I have to parent myself when my wound of perfection gets activated and erupts all over the place. I know I need to use heaping doses of kindness, of patience, of tenderness towards my life and everything it holds...not pointing my nasty, critical finger towards anything that is part of me or else I get caught in that spiral of perfection —> all or nothing —> failing at perfection —> despising life. 

I know that my belief that everything has to be perfect to be worthy has been one of the greatest sources of unhappiness in my life. It's like an under-current that pulls me under if I allow it to creep into my mind even just an inch. 

It's like a closet that I constantly have to air out. Thoughts that I constantly have to dust off. 

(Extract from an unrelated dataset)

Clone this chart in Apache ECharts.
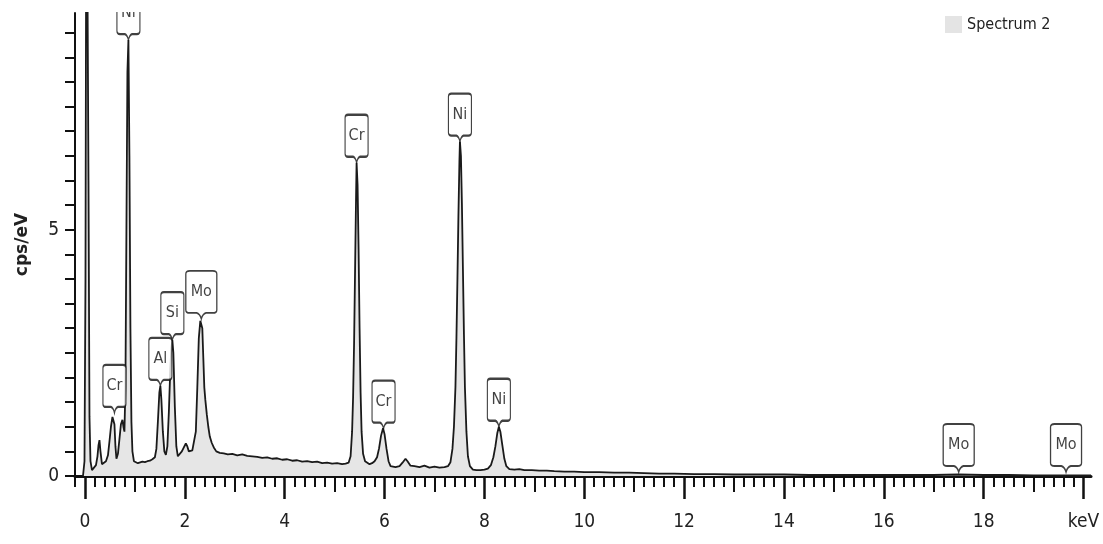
<!DOCTYPE html>
<html><head><meta charset="utf-8">
<script src="https://cdn.jsdelivr.net/npm/echarts@6/dist/echarts.min.js"></script>
<style>html,body{margin:0;padding:0;background:#fff}#c{width:1103px;height:544px}</style>
</head><body><div id="c"></div>
<script>
// EDS spectrum: [energy keV, cps/eV]
const spectrum = [
[-0.04,0],[-0.01,0.3],[0.01,4],[0.03,14],[0.05,14],[0.07,6],[0.09,1.2],[0.11,0.3],[0.14,0.12],[0.18,0.16],
[0.22,0.22],[0.25,0.4],[0.27,0.62],[0.29,0.73],[0.31,0.5],[0.34,0.24],[0.38,0.22],[0.42,0.3],[0.46,0.42],[0.49,0.7],
[0.52,1.0],[0.55,1.2],[0.57,1.24],[0.59,1.05],[0.61,0.6],[0.63,0.35],[0.66,0.45],[0.69,0.75],[0.72,1.05],[0.75,1.14],
[0.77,1.0],[0.79,0.9],[0.81,1.8],[0.83,5],[0.85,8.2],[0.87,8.85],[0.89,6.5],[0.91,3.0],[0.93,1.1],[0.95,0.5],
[0.98,0.3],[1.02,0.27],[1.06,0.26],[1.1,0.27],[1.15,0.29],[1.2,0.28],[1.25,0.3],[1.3,0.31],[1.35,0.34],[1.4,0.38],
[1.43,0.55],[1.46,1.1],[1.49,1.7],[1.51,1.83],[1.53,1.55],[1.56,0.9],[1.59,0.5],[1.62,0.43],[1.65,0.6],[1.68,1.3],
[1.71,2.2],[1.73,2.6],[1.75,2.76],[1.77,2.5],[1.8,1.4],[1.83,0.6],[1.86,0.4],[1.9,0.44],[1.94,0.5],[1.98,0.58],
[2.02,0.66],[2.05,0.6],[2.08,0.5],[2.11,0.47],[2.15,0.52],[2.19,0.56],[2.22,0.9],[2.25,1.8],[2.28,2.8],[2.31,3.15],
[2.33,3.19],[2.35,3.0],[2.37,2.4],[2.39,1.8],[2.41,1.55],[2.44,1.25],[2.47,1.0],[2.5,0.8],[2.54,0.67],[2.58,0.58],
[2.63,0.5],[2.7,0.47],[2.78,0.46],[2.86,0.44],[2.95,0.45],[3.05,0.42],[3.15,0.44],[3.25,0.41],[3.35,0.4],[3.45,0.39],
[3.55,0.37],[3.65,0.38],[3.75,0.35],[3.85,0.36],[3.95,0.33],[4.05,0.34],[4.15,0.31],[4.25,0.32],[4.35,0.29],[4.45,0.3],
[4.55,0.28],[4.65,0.29],[4.75,0.26],[4.85,0.27],[4.95,0.25],[5.05,0.26],[5.15,0.24],[5.22,0.25],[5.28,0.27],[5.32,0.4],
[5.35,0.9],[5.37,1.6],[5.39,2.7],[5.41,4.2],[5.43,5.7],[5.44,6.36],[5.46,5.9],[5.48,4.6],[5.5,3.0],[5.52,1.7],
[5.54,0.9],[5.57,0.45],[5.61,0.3],[5.65,0.26],[5.7,0.24],[5.75,0.26],[5.8,0.3],[5.85,0.38],[5.89,0.56],[5.93,0.82],
[5.97,0.97],[6.0,0.85],[6.04,0.55],[6.08,0.3],[6.12,0.2],[6.16,0.16],[6.22,0.18],[6.3,0.2],[6.36,0.27],[6.42,0.35],
[6.46,0.3],[6.52,0.21],[6.6,0.2],[6.7,0.18],[6.8,0.21],[6.9,0.17],[7.0,0.19],[7.1,0.17],[7.2,0.18],[7.27,0.2],
[7.32,0.28],[7.36,0.55],[7.39,1.0],[7.42,1.8],[7.44,2.8],[7.46,4.0],[7.48,5.3],[7.5,6.4],[7.51,6.79],[7.53,6.5],
[7.55,5.5],[7.57,4.2],[7.59,2.9],[7.61,1.8],[7.64,0.9],[7.67,0.4],[7.71,0.2],[7.77,0.13],[7.84,0.12],[7.92,0.12],
[8.0,0.13],[8.07,0.15],[8.13,0.22],[8.18,0.38],[8.22,0.6],[8.26,0.88],[8.29,1.0],[8.32,0.9],[8.36,0.62],[8.4,0.35],
[8.44,0.2],[8.5,0.14],[8.6,0.13],[8.7,0.14],[8.8,0.12],[8.95,0.12],[9.1,0.11],[9.25,0.11],[9.4,0.1],[9.6,0.09],
[9.8,0.09],[10.0,0.08],[10.3,0.08],[10.6,0.07],[10.9,0.07],[11.2,0.06],[11.5,0.05],[11.8,0.05],[12.2,0.04],[12.6,0.04],
[13.0,0.03],[13.5,0.03],[14.0,0.03],[14.5,0.02],[15.0,0.02],[15.5,0.02],[16.0,0.02],[16.5,0.02],[17.0,0.02],[17.5,0.03],
[18.0,0.02],[18.5,0.02],[19.0,0.01],[19.5,0.01],[20.0,0.01],[20.15,0.01]
];
// peak identification labels
const peakNames = ['Ni','Cr','Al','Si','Mo','Cr','Cr','Ni','Ni','Mo','Mo'];
const peakKeV   = [0.87, 0.59, 1.51, 1.75, 2.33, 5.44, 5.98, 7.51, 8.29, 17.5, 19.65];
const peakCps   = [8.85, 1.28, 1.83, 2.76, 3.19, 6.36, 0.96, 6.79, 1.0, 0.08, 0.08];
// axis ticks / labels
const xMajorTicks = [0,2,4,6,8,10,12,14,16,18,20];
const xMidTicks = [1,3,5,7,9,11,13,15,17,19];
const yTicks = [0,0.5,1,1.5,2,2.5,3,3.5,4,4.5,5,5.5,6,6.5,7,7.5,8,8.5,9];
const yLabels = [0,5];
const xMinorTicks = [];
for (let i = -1; i <= 100; i++) { const v = +(i * 0.2).toFixed(1); if (Math.abs(v - Math.round(v)) > 1e-6) xMinorTicks.push(v); }

const NARROW = "'Liberation Sans Narrow','DejaVu Sans Condensed',sans-serif";
const callout = 'path://M3,0 H20 Q23,0 23,3 V39 Q23,42 20,42 H15 Q12.5,43 11.5,48 Q10.5,43 8,42 H3 Q0,42 0,39 V3 Q0,0 3,0 Z';
const XMIN = -0.2, XMAX = 20.15;

const chart = echarts.init(document.getElementById('c'), null, {renderer: 'canvas'});
const hiddenAxis = (ticks, len, w) => ({
  type: 'value', min: XMIN, max: XMAX, position: 'bottom', gridIndex: 0,
  axisLine: {show: false, onZero: false},
  axisTick: {show: true, customValues: ticks, length: len, lineStyle: {color: '#111', width: w}},
  axisLabel: {show: false}, splitLine: {show: false}
});
chart.setOption({
  animation: false,
  backgroundColor: '#fff',
  grid: {left: 75, top: 13, width: 1016, bottom: 68, containLabel: false, outerBoundsMode: 'none'},
  legend: {
    data: [{name: 'Spectrum 2', icon: 'rect', itemStyle: {color: '#e4e4e4', borderWidth: 0}}],
    left: 940, top: 11, itemWidth: 17, itemHeight: 17, selectedMode: false,
    textStyle: {fontSize: 16, fontFamily: NARROW, color: '#222'}
  },
  xAxis: [
    {
      type: 'value', min: XMIN, max: XMAX, position: 'bottom', gridIndex: 0,
      axisLine: {show: true, onZero: false, lineStyle: {color: '#111', width: 3}},
      axisTick: {show: true, customValues: xMajorTicks, length: 23, lineStyle: {color: '#111', width: 2.5}},
      axisLabel: {show: true, customValues: xMajorTicks, margin: 37, fontSize: 19, fontFamily: NARROW, color: '#222',
        formatter: v => (v === 20 ? 'keV' : String(v))},
      splitLine: {show: false}
    },
    hiddenAxis(xMidTicks, 16, 2),
    hiddenAxis(xMinorTicks, 11, 2)
  ],
  yAxis: {
    type: 'value', min: 0, max: 9.4,
    name: 'cps/eV', nameLocation: 'middle', nameGap: 44, nameRotate: 90,
    nameTextStyle: {fontSize: 17, fontWeight: 'bold', fontFamily: 'DejaVu Sans, sans-serif', color: '#222'},
    axisLine: {show: true, onZero: false, lineStyle: {color: '#111', width: 2}},
    axisTick: {show: true, customValues: yTicks, length: 10, lineStyle: {color: '#111', width: 2}},
    axisLabel: {show: true, customValues: yLabels, margin: 16, fontSize: 19, fontFamily: NARROW, color: '#222'},
    splitLine: {show: false}
  },
  series: [
    {
      name: 'Spectrum 2', type: 'line', xAxisIndex: 0, yAxisIndex: 0,
      data: spectrum, showSymbol: false, symbol: 'none', clip: true, z: 2,
      lineStyle: {color: '#1a1a1a', width: 1.8},
      areaStyle: {color: '#e6e6e6', opacity: 1},
      itemStyle: {color: '#e4e4e4'}
    },
    {
      name: 'labels', type: 'scatter', xAxisIndex: 0, yAxisIndex: 0, clip: false, z: 5, silent: true,
      data: peakNames.map((n, i) => ({name: n, value: [peakKeV[i], peakCps[i]], symbolSize: [n === 'Mo' ? 31 : 23, 48]})),
      symbol: callout, symbolOffset: [0, '-50%'], symbolKeepAspect: false,
      itemStyle: {color: '#fff', borderColor: '#111', borderWidth: 1.6},
      label: {show: true, position: 'inside', offset: [0, -3], formatter: '{b}', fontSize: 16, fontFamily: NARROW, color: '#111'}
    }
  ],
  graphic: [{type: 'rect', left: 0, top: 0, z: 100, shape: {width: 1103, height: 12}, style: {fill: '#fff'}}]
});
</script></body></html>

Steps you can take to release perfectionism and love yourself — 

  1. Step away from your thoughts. Are your expectations of how life should look like fair and good? Are your thoughts punitive wands that are just trying to keep you small or are they loving and objective about your life? Witness your thoughts and side with the most loving voice you can find in your heart. 
  2. Who is the voice expressing itself in your head? Is it your strict mother for who you could never be good enough to receive her love and approval? Or is the distant dad you tried to impress every day of your childhood and teen years? Or maybe it's the voice of the ex-boyfriend who pulled you down so that he could feel better about his own shortcomings?
  3. Standards exist to inspire us to move towards who we already are underneath the wound -- NOT to freeze us into littleness. My standards are emblems of how I feel about my true self -- not branding a hot iron of impossible perfection onto my poor soul.
  4. Lift each other. By accepting our own imperfection and sharing our acceptance with others, we become living reminders that our humanity is worth the highest. 
  5. Create your own definition of success. I have been writing for nearly 4 years now and I have really experienced success yet. Yes yes yes I know what you are about to write...success is in your own head. TRUE dat. We are, however, wired for recognition and not admitting that desire is a huge bypass no-no. I do have to walk myself back to the WHY of my writing. It runs in my blood and I am fortunate enough to have such a passion. I remember what life was like before I found my innermost meaning and it was a slice of Hell. 
  6. Stop overgeneralizing. Another thought pattern I have to catch before it enflames every aspect of my life. Ideas such as "it didn't work out with him so I am meant to be alone" or "my last piece of writing didn't resonate with many people so I am not meant to write." Noooooo!!!! Failures are initiations penciled in our existence by the Universe to teach us something. 

Every time I lift the fog of perfectionism, I once again see life as a vast field of bright and happy opportunities, a walking invitation to feel everything life gifts us with.